Task: Print each line from the start of the records below up through the line where "from bokeh.resources import INLINE" is found, exactly as given.

====

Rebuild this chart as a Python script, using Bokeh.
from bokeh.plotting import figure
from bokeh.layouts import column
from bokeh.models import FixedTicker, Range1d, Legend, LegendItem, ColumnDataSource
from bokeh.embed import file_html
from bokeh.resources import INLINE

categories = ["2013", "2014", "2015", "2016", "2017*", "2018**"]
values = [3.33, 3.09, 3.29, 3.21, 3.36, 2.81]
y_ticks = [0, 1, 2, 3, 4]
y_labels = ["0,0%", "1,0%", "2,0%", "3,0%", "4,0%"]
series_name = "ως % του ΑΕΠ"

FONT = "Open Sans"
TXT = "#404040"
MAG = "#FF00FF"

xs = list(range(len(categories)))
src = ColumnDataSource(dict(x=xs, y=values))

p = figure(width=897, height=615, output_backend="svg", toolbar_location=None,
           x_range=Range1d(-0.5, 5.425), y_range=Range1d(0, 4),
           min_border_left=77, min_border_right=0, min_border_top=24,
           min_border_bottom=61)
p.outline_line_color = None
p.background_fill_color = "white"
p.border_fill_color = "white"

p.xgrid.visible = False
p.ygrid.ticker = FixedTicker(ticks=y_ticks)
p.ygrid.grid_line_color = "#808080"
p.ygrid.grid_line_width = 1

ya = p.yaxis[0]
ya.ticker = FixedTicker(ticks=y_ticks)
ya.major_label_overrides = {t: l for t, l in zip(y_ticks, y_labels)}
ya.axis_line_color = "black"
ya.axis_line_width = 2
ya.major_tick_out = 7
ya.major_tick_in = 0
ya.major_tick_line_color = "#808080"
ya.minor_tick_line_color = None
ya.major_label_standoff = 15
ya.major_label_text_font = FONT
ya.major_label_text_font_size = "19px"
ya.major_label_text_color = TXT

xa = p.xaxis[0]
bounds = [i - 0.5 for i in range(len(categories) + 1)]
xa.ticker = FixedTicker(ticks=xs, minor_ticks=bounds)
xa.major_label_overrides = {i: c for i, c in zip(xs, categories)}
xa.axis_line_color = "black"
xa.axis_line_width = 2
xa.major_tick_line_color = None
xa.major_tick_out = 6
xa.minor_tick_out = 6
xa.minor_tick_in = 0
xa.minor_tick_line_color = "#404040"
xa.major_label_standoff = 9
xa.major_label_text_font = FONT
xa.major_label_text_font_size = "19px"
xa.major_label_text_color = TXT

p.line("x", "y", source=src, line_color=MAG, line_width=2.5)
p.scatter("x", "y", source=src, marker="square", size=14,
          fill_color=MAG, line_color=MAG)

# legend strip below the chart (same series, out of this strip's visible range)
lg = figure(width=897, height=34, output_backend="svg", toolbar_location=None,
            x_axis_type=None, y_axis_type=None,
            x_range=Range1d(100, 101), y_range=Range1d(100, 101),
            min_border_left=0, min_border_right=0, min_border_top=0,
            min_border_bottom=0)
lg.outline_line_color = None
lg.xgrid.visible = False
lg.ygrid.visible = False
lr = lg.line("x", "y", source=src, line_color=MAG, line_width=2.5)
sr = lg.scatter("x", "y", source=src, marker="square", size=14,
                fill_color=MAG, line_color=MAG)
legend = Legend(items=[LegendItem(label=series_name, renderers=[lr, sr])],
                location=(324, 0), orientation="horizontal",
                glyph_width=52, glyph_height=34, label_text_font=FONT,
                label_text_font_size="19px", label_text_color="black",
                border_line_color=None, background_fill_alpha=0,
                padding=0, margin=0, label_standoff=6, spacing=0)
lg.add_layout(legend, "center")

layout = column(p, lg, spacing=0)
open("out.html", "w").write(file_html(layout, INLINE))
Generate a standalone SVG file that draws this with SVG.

====

Written solution:
Rebuild this chart as a Python script, using Bokeh.
from bokeh.plotting import figure
from bokeh.layouts import column
from bokeh.models import FixedTicker, Range1d, Legend, LegendItem, ColumnDataSource
from bokeh.embed import file_html
from bokeh.resources import INLINE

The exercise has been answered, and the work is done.